Another bit you never saw was a long scene with Lenny and Carl discussing Ted Danson’s forgotten sitcom “Becker” as if it were as great as “Star Trek.” They knew every bit of trivia about the show, called themselves “Beckies,” and were planning to attend a big “Becker” convention that weekend.

The writers’ room loved it, but you probably had to be there. The showrunner at the time walked in and cut it instantly. He also cut another bit we liked—a character named Gravy Wallace who loved gravy. That was it—Gravy Wallace loved gravy. Maybe the showrunner was right and it was stupid. But maybe Gravy could’ve been the next Disco Stu.

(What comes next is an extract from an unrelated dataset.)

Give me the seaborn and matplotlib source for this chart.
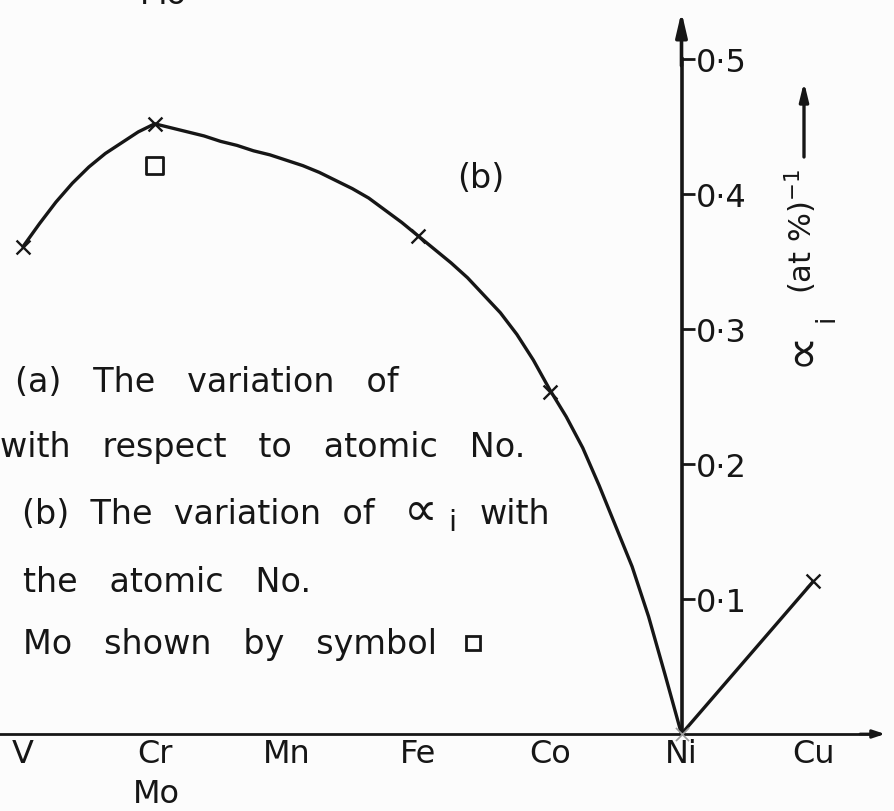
import numpy as np
import pandas as pd
import seaborn as sns
import matplotlib
matplotlib.use("Agg")
import matplotlib.pyplot as plt
from matplotlib.ticker import FixedLocator, FixedFormatter

# ---------------- data ----------------
elements = ["V", "Cr", "Mn", "Fe", "Co", "Ni", "Cu"]
yticks = [0.1, 0.2, 0.3, 0.4, 0.5]
ytick_labels = ["0·1", "0·2", "0·3", "0·4", "0·5"]

# measured points (crosses)
point_elems = ["V", "Cr", "Fe", "Co", "Cu"]
point_vals = [0.361, 0.452, 0.369, 0.253, 0.113]

# Ni point (zero)
ni_val = 0.0

# Mo (square symbol, plotted at Cr position)
mo_pos_elem = "Cr"
mo_val = 0.421

# hand-drawn curve V -> Ni (every 1/8 element)
curve_pos = [0.0, 0.125, 0.25, 0.375, 0.5, 0.625, 0.75, 0.875,
             1.0, 1.125, 1.25, 1.375, 1.5, 1.625, 1.75, 1.875,
             2.0, 2.125, 2.25, 2.375, 2.5, 2.625, 2.75, 2.875,
             3.0, 3.125, 3.25, 3.375, 3.5, 3.625, 3.75, 3.875,
             4.0, 4.125, 4.25, 4.375, 4.5, 4.625, 4.75, 4.875, 5.0]
curve_val = [0.361, 0.378, 0.394, 0.408, 0.420, 0.430, 0.438, 0.446,
             0.452, 0.449, 0.446, 0.443, 0.439, 0.436, 0.432, 0.429,
             0.425, 0.421, 0.416, 0.410, 0.404, 0.397, 0.388, 0.379,
             0.369, 0.359, 0.349, 0.338, 0.325, 0.312, 0.296, 0.277,
             0.255, 0.235, 0.212, 0.184, 0.154, 0.124, 0.087, 0.044, 0.0]

# straight segment Ni -> Cu
seg_elems = ["Ni", "Cu"]
seg_vals = [0.0, 0.113]

# ---------------- figure ----------------
sns.set_theme(style="white")
plt.rcParams["font.family"] = ["DejaVu Sans"]
plt.rcParams["mathtext.fontset"] = "dejavusans"

INK = "#161616"
BG = "#fcfcfc"
FS = 24

W, H = 894, 812
fig = plt.figure(figsize=(W / 100, H / 100), dpi=100, facecolor=BG)
ax = fig.add_axes([0, 0, 1, 1], facecolor=BG)

idx = {e: i for i, e in enumerate(elements)}

curve_df = pd.DataFrame({"pos": curve_pos, "val": curve_val})
sns.lineplot(data=curve_df, x="pos", y="val", ax=ax, color=INK, lw=2.4,
             sort=False, estimator=None)
for ln in ax.lines:
    ln.set_solid_joinstyle("round")

seg_df = pd.DataFrame({"pos": [idx[e] for e in seg_elems], "val": seg_vals})
sns.lineplot(data=seg_df, x="pos", y="val", ax=ax, color=INK, lw=2.4,
             sort=False, estimator=None)

pts_df = pd.DataFrame({"pos": [idx[e] for e in point_elems], "val": point_vals})
sns.scatterplot(data=pts_df, x="pos", y="val", ax=ax, marker="x", s=100,
                color=INK, linewidth=1.7, zorder=5)
sns.scatterplot(x=[idx["Ni"]], y=[ni_val], ax=ax, marker="x", s=90,
                color="#9a9a9a", linewidth=1.2, zorder=5)

mo_df = pd.DataFrame({"pos": [idx[mo_pos_elem]], "val": [mo_val]})
sns.scatterplot(data=mo_df, x="pos", y="val", ax=ax, marker="s", s=140,
                facecolor="none", edgecolor=INK, linewidth=2.0, zorder=5)

# ---------------- axes geometry (pixel mapping) ----------------
px_per_unit = 131.7
x0_px = 23.0
zero_px = 735.0
px_per_val = 1350.0
ax.set_xlim((0 - x0_px) / px_per_unit, (W - x0_px) / px_per_unit)
ax.set_ylim((zero_px - H) / px_per_val, zero_px / px_per_val)
ax.set_xlabel("")
ax.set_ylabel("")
ax.grid(False)

for s in ["top", "left"]:
    ax.spines[s].set_visible(False)

# bottom axis: horizontal baseline at zero with upward ticks
ax.spines["bottom"].set_position(("data", 0))
ax.spines["bottom"].set_color(INK)
ax.spines["bottom"].set_linewidth(2.0)
ax.spines["bottom"].set_bounds((0 - x0_px) / px_per_unit, (878 - x0_px) / px_per_unit)
ax.xaxis.set_major_locator(FixedLocator(list(range(len(elements)))))
ax.xaxis.set_major_formatter(FixedFormatter(elements))
ax.tick_params(axis="x", direction="in", length=14, width=2.0, colors=INK,
               labelsize=FS - 1, pad=3)

# vertical axis through Ni
ax.spines["right"].set_position(("data", idx["Ni"]))
ax.spines["right"].set_color(INK)
ax.spines["right"].set_linewidth(2.6)
ax.spines["right"].set_bounds(0, 0.5)
ax.yaxis.set_ticks_position("right")
ax.yaxis.set_major_locator(FixedLocator(yticks))
ax.yaxis.set_major_formatter(FixedFormatter(ytick_labels))
ax.tick_params(axis="y", direction="out", length=9, width=2.0, colors=INK,
               labelsize=FS - 1, pad=1, left=False, labelleft=False,
               right=True, labelright=True)

# arrow heads on axes
ax.annotate("", xy=(idx["Ni"], 0.535), xytext=(idx["Ni"], 0.495),
            arrowprops=dict(arrowstyle="-|>,head_length=1.2,head_width=0.28",
                            color=INK, lw=2.6, shrinkA=0, shrinkB=0))
ax.annotate("", xy=((885 - x0_px) / px_per_unit, 0),
            xytext=((860 - x0_px) / px_per_unit, 0),
            arrowprops=dict(arrowstyle="-|>,head_length=0.6,head_width=0.2",
                            color=INK, lw=2.0, shrinkA=0, shrinkB=0))


def fx(px):
    return px / W


def fy(py):
    return 1 - py / H


# y-axis label (rotated), built from pieces so the alpha sign is large
fig.text(fx(800), fy(348), "∝", rotation=90, ha="center", va="center",
         fontsize=36, color=INK)
fig.text(fx(826), fy(318), "i", rotation=90, ha="center", va="center",
         fontsize=FS - 5, color=INK)
fig.text(fx(801), fy(232), "(at %)$^{-1}$", rotation=90, ha="center",
         va="center", fontsize=FS - 2, color=INK)
ax.annotate("", xy=((804 - x0_px) / px_per_unit, (zero_px - 83) / px_per_val),
            xytext=((804 - x0_px) / px_per_unit, (zero_px - 158) / px_per_val),
            arrowprops=dict(arrowstyle="-|>,head_length=0.9,head_width=0.22",
                            color=INK, lw=2.4, shrinkA=0, shrinkB=0))

# second label line under Cr
fig.text(fx(156), fy(795), "Mo", ha="center", va="center", fontsize=FS - 1, color=INK)
# cut-off "Mo" at the top
fig.text(fx(163), fy(-5), "Mo", ha="center", va="center", fontsize=FS - 1, color=INK)

# panel label
fig.text(fx(481), fy(179), "(b)", ha="center", va="center", fontsize=FS, color=INK)

# caption text
fig.text(fx(15), fy(382), "(a)   The   variation   of", ha="left", va="center",
         fontsize=FS, color=INK)
fig.text(fx(0), fy(448), "with   respect   to   atomic   No.", ha="left",
         va="center", fontsize=FS, color=INK)
fig.text(fx(22), fy(515), "(b)  The  variation  of", ha="left",
         va="center", fontsize=FS, color=INK)
fig.text(fx(421), fy(513), "∝", ha="center", va="center", fontsize=34, color=INK)
fig.text(fx(452), fy(523), "i", ha="center", va="center", fontsize=FS - 3, color=INK)
fig.text(fx(480), fy(515), "with", ha="left", va="center", fontsize=FS, color=INK)
fig.text(fx(23), fy(583), "the   atomic   No.", ha="left", va="center",
         fontsize=FS, color=INK)
fig.text(fx(23), fy(645), "Mo   shown   by   symbol", ha="left", va="center",
         fontsize=FS, color=INK)
# the legend square after the caption
legend_sq_x = (473 - x0_px) / px_per_unit
legend_sq_y = (zero_px - 644) / px_per_val
ax.plot([legend_sq_x], [legend_sq_y], marker="s", ms=10, mfc="none",
        mec=INK, mew=2.0, linestyle="none")

fig.savefig("out.png", dpi=100, facecolor=BG)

Occasionally on “The Simpsons,” you’ll see a scene that’s weird, even by our standards: it’s not conventionally funny, and it may have nothing to do with the story. Odds are this scene is padding. One skill I learned at Harvard was how to stretch a five-page paper into a fifty-page thesis, and this served me well when I was running the show with Al Jean. For some reason our episodes were always short, and we had to find a way to make the network minimum length: twenty minutes, twenty seconds.

One week, after editing an episode called “Lisa’s First Word,” we had a funny, touching, fast-paced “Simpsons”—but it was thirty seconds too short to air. So Al and I wrote an extra-long couch gag—it ended with the back wall of the Simpsons’ living room opening up into an elaborate Vegas stage show. (The opening credits of “Family Guy” look a lot like this couch gag. Just saying . . . ) Though invented in desperation, the extended couch joke has become a creative mainstay of the show.

While people love an extra bit at the beginning, they’re often baffled when it comes at the end. We once filled out a short show with a thirty-second cartoon called “The Adventures of Ned Flanders”:

NED FLANDERS: Knock that off, you two, it’s time for church.

TODD FLANDERS: We’re not going to church today!

NED: What? You give me one good reason.

TODD: It’s Saturday!

NED: Okely-dokely doo!

Seconds after that aired, my father called. “What the hell was that?” he demanded. I didn’t even know he watched “The Simpsons.”

Then there’s the famous Sideshow Bob joke in “Cape Feare” that involves him stepping on an endless series of rakes. That alone was creative padding. But the show was still seven seconds short, so Al Jean said, “Let’s do it again.” We repeated the sequence exactly, and somehow turned a slapstick joke into a surreal classic.

One padding trick we rarely use anymore is Bart’s prank phone calls to Moe. They were freestanding scenes you could drop in anywhere, and they were a trademark of the show. However, these sequences were surprisingly hard to write—each one involved four separate jokes, all of which had to be clever in their dumbness.

For example:

THE NAME: Amanda Hugginkiss

MOE MAKES IT WORSE: “Hey, I’m lookin’ for Amanda Hugginkiss! Oh, why can’t I find Amanda Hugginkiss?!”

THE PATRONS MAKE A REJOINDER: “Maybe your standards are too high!”

MOE THREATENS VENGEANCE: “You little S.O.B.! Why, when I find out who you are, I’m going to shove a sausage down your throat and stick starving dogs up your butt!”

But the main reason we stopped doing these is that they never got a laugh at our table reads. Never.

One legendary attempt at show padding has been lost to the ages. Back in 1990, a second-season episode came in much too short, so we banged out a filler piece: “Nazis on Tap.” It was supposedly a “Simpsons” cartoon short from the nineteen-forties. It seemed like “The Simpsons,” but everything was just a little different: Mr. Burns owns an aircraft plant making planes for the war effort; Bart’s spiky hair is replaced by a pointy Jughead cap; Moe the bartender is a dog, who asks, “Rrruff day at work, Homer?”

Matt Groening nixed the piece because it was too weird and too early in the series to just throw at people. I’m sure he wouldn’t have a problem with it now.

From “Springfield Confidential: Jokes, Secrets, and Outright Lies from a Lifetime Writing for ‘The Simpsons’ ,” by Mike Reiss with Mathew Klickstein.